Parents and councillors are calling for the worker to be sacked over the incident, which occurred during a "diversity and inclusion" session last week, the Sunday Herald Sun reported.

According to the newspaper, the Kingston Youth Services worker held a talk about privilege, pronouns and "intersectionality" at the state-run Parkdale Secondary College in Melbourne's southeast on Wednesday.

She told the boys to stand up if they were "white", "male" and "Christian" before telling them they were responsible for being "privileged" and "oppressors".

A female Year 11 student told the newspaper pupils were "shocked" by the presentation and that the male students had felt "ashamed" and "targeted".

"It was so messed up, we thought for a moment it was a joke, but then we realised it wasn't and we were so upset and angry by it all," the 16-year-old said.

"She basically said straight, white, Christian males were oppressors and they held all the power and privilege in ­society. We were shocked but it was quite difficult to say anything because she was also talking about LGBTQI+ and if you spoke out against that you feared you'd be called homophobic."

Several parents told the paper they were outraged and disgusted that their children had been unfairly targeted for being white boys and demanded the worker be sacked.

Local councillor Cameron Howe joined the calls, saying the worker had showed "reverse racism". "This is unacceptable behaviour that has angered the school community and public - she needs to be sacked," he said.

Parkdale Secondary College has apologised to parents and students.
Parkdale Secondary College has apologised to parents and students.


School principal David Russell issued a statement to parents on Sunday apologising for the incident.

"As part of this presentation led by the guest speaker, many Year 11 boys were asked to stand and told they were historically the oppressors," Mr Russell said.

"The part of the presentation was inappropriate and we're extremely disappointed it was included. We certainly do not support or condone this approach and messaging.

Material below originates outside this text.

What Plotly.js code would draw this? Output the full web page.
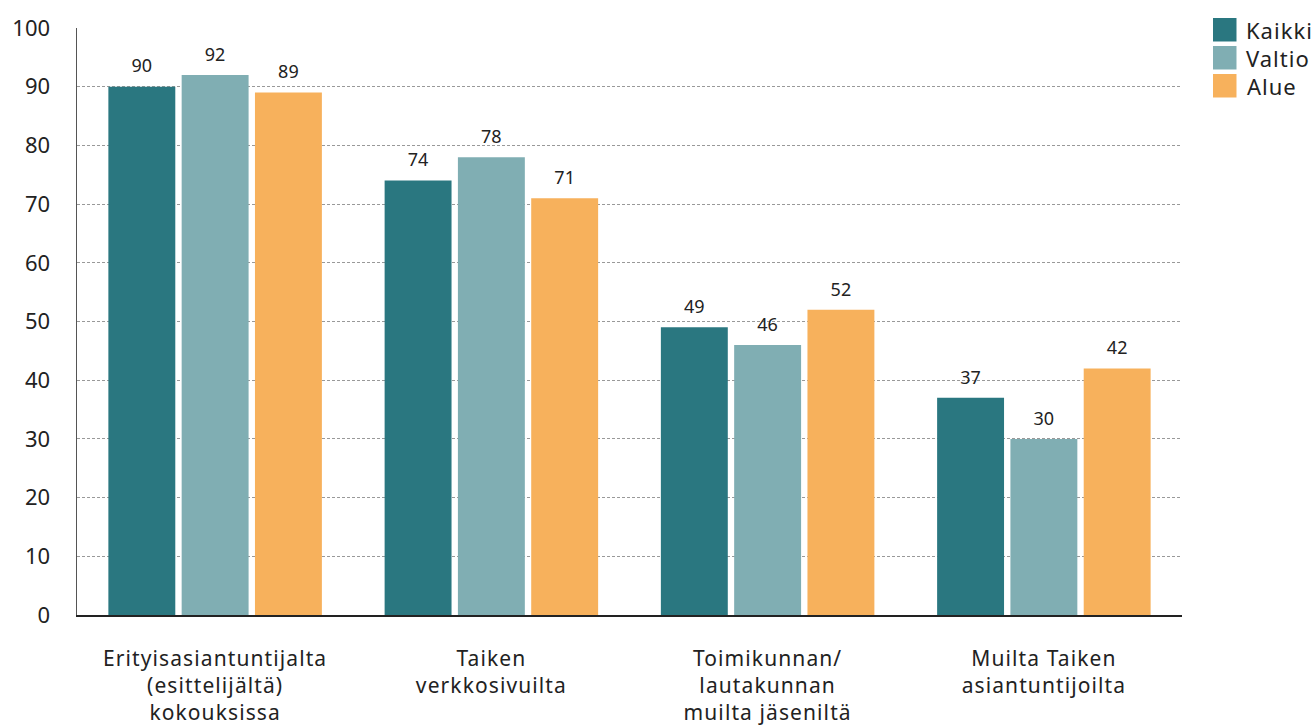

The school has written to Kingston Youth Services and Kingston City Council to express our disappointment regarding the content and delivery."

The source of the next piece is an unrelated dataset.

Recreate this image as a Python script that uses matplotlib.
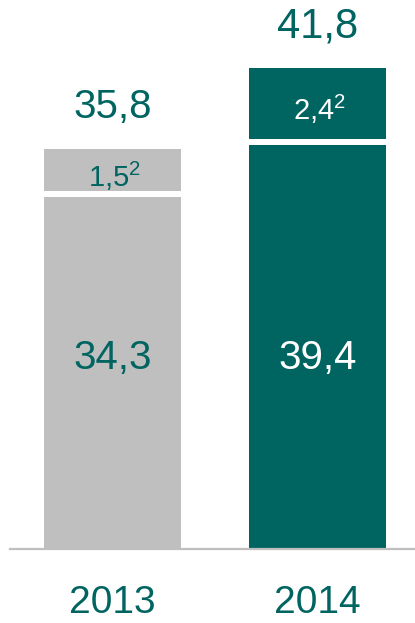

Mr Russell said the Year 11 students were addressed on Thursday "offering support through the school to any student who was impacted by this presentation".

Kingston mayor Steve Staikos also apologised. "The council's CEO is undertaking an investigation into this as a matter of urgency," he said. "I extend my apologies to all students and parents who have been affected by this."

Kingston City Council chief executive Tim Tamlin said the council was still investigating the incident but was "deeply sorry if any of the content has caused hurt and anguish to students and parents".

"It is never council's intention to enter into identity politics," he said. "We are carefully reviewing the youth services program and will take measures to ensure this can never happen again."

The Kingston Youth Services website describes its "diversity and inclusion" program offered to schools as "suited to all students".

"Youth Services believes that diversity and inclusion of any kind starts with a foundation of empathy and respect," the description says.

"The Diversity and Inclusion Program explores a variety of themes around how diverse, inclusive and safe spaces can be created and with the support of Youth Services embark on a respectful discussion around a variety of topics including disability, LGBTIQA+, culture and race."

Kingston City Council has been contacted for additional comment.